Response was defined as a 50% or greater reduction from the double-blind baseline in CDRS-R total score. In the lurasidone group, 84% of patients responded to treatment from the double-blind baseline to week 28, vs 86.1% in the placebo/lurasidone group.

Remission rates, defined as a CDRS-R total score of 28 or less, a Young Mania Rating Scale total score of 8 or lower, and a CGI-BP-S depression score of 3 or less, were also similar in the two groups at 28 weeks (58.7% and 57.0%, respectively).

Overall, the findings offer encouraging evidence of sustained safety and efficacy with longer-term use, said Sachdeva.

“We could see that in the initial 6 weeks, there was a significant separation in the luradisone group compared to the placebo group,” he said.

“And while there was some drop in efficacy in the placebo group in the first 6 weeks, after switching to lurasidone in the open-label part of the study, we see that at 28 weeks, their symptoms improve,” he said.

“Welcome Choice”

Commenting on the findings for Medscape Medical News, Mani Pavuluri, MD, PhD, professor and director of the Pediatric Mood Disorders Program in the Department of Psychiatry at the University of Illinois at Chicago, said the approval of lurasidone for bipolar depression in children and adolescents could be an important addition in a field where treatment options are limited.

“The approval is significant because depression is a larger component of bipolar diathesis, and selective serotonin reuptake inhibitors are often harmful and aggravate mania and mixed episodes,” he told Medscape Medical News.

In addition, “suicide and self-harm are significant in youth bipolar disorder. Therefore, having this indication means we have a safer alternative tool than traditional choices for unipolar depression to treat bipolar depression,” Pavuluri said.

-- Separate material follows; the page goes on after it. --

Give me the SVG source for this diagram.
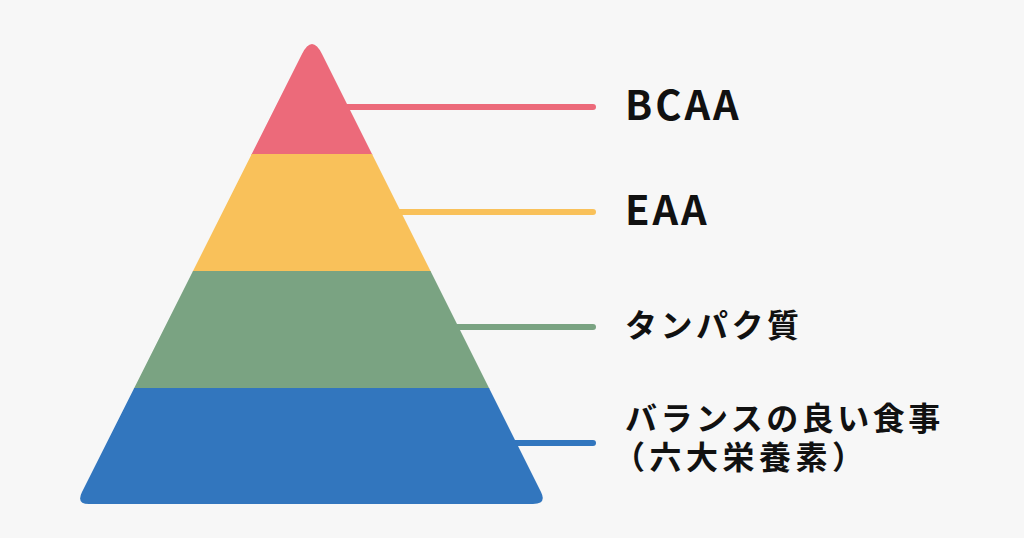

He noted that although the weight gain data are encouraging and objective, other studies have also demonstrated favorable weight results, yet outcomes in real-world practice have been less favorable.

“We have aripiprazole, for example, where the corresponding industry trial showed no significant weight gain,” said Pavuluri.

“Yet, in clinical practice, we see weight gain on an individual basis with both lurasidone and aripiprazole. There could be individual factors separate from the potential medication effects of H1 and 5HT2c receptor antagonism responsible for potential weight gain,” he said.

Regarding concerns about the use of these types of medications in developing children and adolescents, Pavuluri noted that the benefits of treatment need to be strongly considered, given the seriousness of bipolar depression.

“First of all, if there is a chemical imbalance, you try to set it right with these medications. So in fact, developmentally, you are helping the patient by potentially repairing such an imbalance without leaving them untreated and with resulting incapacity,” he said.

Ultimately, however, the clinician’s challenge is to try to get to the source, or sources, of a patient’s depression and tailor treatment accordingly, said Pavuluri.

“There could be myriad psychosocial factors that need to be addressed which have nothing to do with chemical imbalance,” he said.

“Therefore, a clinician is fully justified in not relying entirely on a drug like lurasidone to treat depression. That said, having a safer agent like lurasidone is a welcome choice.”

The study was sponsored by Sunovion Pharmaceuticals Inc. Dr Sachdeva is an employee of Sunovion. Dr Pavuluri has disclosed no relevant financial relationships.

Anxiety and Depression Association of America (ADAA) 2018. Abstracts S1-085 and S2-061, presented April 6 and 7, 2018.